Reyna Tropical 2024
Photo: Devyn Galindo / Pitch Perfect PR

Reyna Tropical Find the Bitter and the Sweet on ‘Malegría’

All we have is each other. Let’s dance and fall in love, for what else is there? Reyna Tropical’s Malegría provides the soundtrack.

Malegría
Reyna Tropical
Psychic Hotline
29 March 2024

Reyna Tropical began as a duo in 2016 as a collaboration between singer/guitarist/songwriter Fabiola Reyna and DJ, musician, and artist Nactali “Sumohair” Diaz. The duo released two highly regarded EPs that featured highly rhythmic music that blended exotic drumbeats, loopy guitar phrases, and celestial vocals. Their music made one want to dance and dream at the same time. Sadly, Sumo died in an e-scooter accident in Los Angeles in 2022. Fabio has soldiered on and recently released Reyna Tropical’s first full-length album, Malegría. It’s a wild creation filled with lively instrumental surface buoyancy, thoughtful, completive lyrics, field recordings from nature, and conversational interludes previously recorded between Sumo and Fabi.
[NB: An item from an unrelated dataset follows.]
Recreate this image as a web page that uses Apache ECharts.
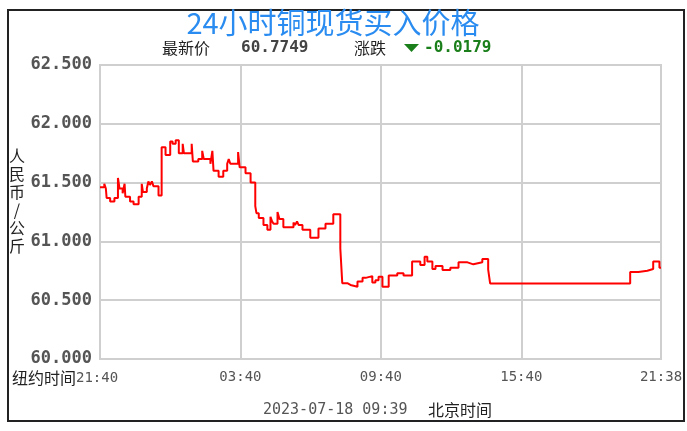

Malegría‘s title comes from a 1988 Manu Chao song. Chao coined the term “Malegría” as a combination of the two Spanish language words “mal” (bad) and “alegría” (happiness). The result can be defined as something like sad/happy or bittersweet, emphasizing the positive side of the equation. The mixed emotions conjured up are like those one would feel while remembering the life of a treasured friend who is no longer alive, presumably the way Fabi feels about her experiences with Sumo. The memories bring pain but also joy.

Fabi sings in Spanish and often abandons language for pure sounds that express the deeper truths that she feels in her body. She will also indulge in repetition so that the words themselves become pure sounds, as in “La Mama” and “Lo Siento”, where she restates the phrase “No, lo se, lo siento” (“I don’t know, I’m sorry”) eight times. Her sadness is best conveyed by the repeating of guitar riffs combined with retelling her sorrow. The recurring rhythm makes one physically feel the singer’s distress.

That is similar to the way the sounds of nature are incorporated into Reyna Tropical’s music. The track “Moviemiento” compares the feeling of being connected by love to the movement of the sea. The sound of gentle waves opens the song and can be heard throughout in the background while Fabi coos and quietly strums her guitar. The connections one has to others, and the planet itself are all manifestations of the same spirituality. One feels it inside one’s body and experiences it by paying attention to the resonances of the natural world.

The verbal interludes are mainly in English and show the laughter and good times Fabi and Sumo had making and talking about music. Their conversations reveal their shared purpose of promoting the culture of the tropical diaspora and their ambitions. Fabi is an activist and founder of the magazine She Shreds, which is dedicated to women and nonbinary guitarists. On the interlude “Singing”, Fabi notes that she initially resisted singing because she worried it would distract listeners from appreciating her guitar work. Now, she sees it as another “character” by which she can express herself. Indeed, while Fabi is an excellent guitarist, she also uses her voice well to present her narratives.

Fabi generally sings in a hushed voice, which creates intimacy with the listener. She presents the character of the friend who tells us what we should already know. Life is a blend of joy and sorrow, the sweetness of life’s moments mixed with bitterness. All we have is each other. Let’s dance and fall in love, for what else is there? Reyna Tropical’s Malegría provides the soundtrack.